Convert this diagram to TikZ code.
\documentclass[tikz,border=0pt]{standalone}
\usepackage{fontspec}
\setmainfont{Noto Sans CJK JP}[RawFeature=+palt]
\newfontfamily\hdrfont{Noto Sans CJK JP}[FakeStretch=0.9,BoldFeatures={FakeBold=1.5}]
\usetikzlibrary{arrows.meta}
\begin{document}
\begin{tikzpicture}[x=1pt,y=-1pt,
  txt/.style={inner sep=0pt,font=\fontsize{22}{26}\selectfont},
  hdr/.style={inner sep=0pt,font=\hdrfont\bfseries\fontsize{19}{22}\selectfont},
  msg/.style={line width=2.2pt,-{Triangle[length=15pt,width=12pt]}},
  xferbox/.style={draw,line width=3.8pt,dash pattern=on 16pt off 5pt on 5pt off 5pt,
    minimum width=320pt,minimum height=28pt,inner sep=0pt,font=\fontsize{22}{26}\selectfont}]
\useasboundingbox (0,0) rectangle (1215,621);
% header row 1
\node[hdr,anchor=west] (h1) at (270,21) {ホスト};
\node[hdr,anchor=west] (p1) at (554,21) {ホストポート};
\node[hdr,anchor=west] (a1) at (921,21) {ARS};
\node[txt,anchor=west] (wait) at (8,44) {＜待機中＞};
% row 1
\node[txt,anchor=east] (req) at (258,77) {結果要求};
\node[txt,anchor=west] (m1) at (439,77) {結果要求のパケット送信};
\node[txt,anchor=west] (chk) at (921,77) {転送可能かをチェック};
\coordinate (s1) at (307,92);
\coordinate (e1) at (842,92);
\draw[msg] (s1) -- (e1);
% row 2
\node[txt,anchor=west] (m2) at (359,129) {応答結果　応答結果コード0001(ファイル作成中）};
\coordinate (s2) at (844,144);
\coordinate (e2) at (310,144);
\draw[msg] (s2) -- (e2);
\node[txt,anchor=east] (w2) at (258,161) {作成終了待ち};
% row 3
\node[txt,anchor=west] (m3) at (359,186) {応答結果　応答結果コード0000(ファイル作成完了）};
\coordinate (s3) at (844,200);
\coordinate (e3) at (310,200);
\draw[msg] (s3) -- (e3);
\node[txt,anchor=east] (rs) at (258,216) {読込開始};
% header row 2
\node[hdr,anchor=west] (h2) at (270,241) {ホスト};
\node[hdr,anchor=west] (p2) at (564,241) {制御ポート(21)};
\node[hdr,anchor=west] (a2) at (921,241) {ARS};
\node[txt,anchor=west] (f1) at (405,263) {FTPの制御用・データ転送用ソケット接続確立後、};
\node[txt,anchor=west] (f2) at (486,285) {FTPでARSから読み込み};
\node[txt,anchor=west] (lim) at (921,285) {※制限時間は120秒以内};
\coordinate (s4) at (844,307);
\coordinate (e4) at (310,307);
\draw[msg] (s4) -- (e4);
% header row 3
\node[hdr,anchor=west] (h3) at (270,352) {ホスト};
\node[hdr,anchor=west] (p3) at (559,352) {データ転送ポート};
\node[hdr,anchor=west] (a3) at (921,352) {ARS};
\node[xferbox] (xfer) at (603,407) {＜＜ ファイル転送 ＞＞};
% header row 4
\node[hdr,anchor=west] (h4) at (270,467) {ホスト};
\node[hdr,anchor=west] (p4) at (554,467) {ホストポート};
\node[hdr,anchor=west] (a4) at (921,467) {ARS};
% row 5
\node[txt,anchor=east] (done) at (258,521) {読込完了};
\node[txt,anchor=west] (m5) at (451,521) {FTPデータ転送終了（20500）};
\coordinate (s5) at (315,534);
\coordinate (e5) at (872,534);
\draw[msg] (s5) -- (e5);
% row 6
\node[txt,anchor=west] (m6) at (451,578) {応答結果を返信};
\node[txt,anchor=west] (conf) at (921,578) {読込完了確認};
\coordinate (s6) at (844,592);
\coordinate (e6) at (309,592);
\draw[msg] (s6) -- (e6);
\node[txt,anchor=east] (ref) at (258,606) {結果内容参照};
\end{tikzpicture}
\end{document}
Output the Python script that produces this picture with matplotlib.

_____

TASK TO CARRY OUT >> In the material above, find each line that contains the word "this", and select it.

TASK RESPONSE >>
Convert this diagram to TikZ code.
Output the Python script that produces this picture with matplotlib.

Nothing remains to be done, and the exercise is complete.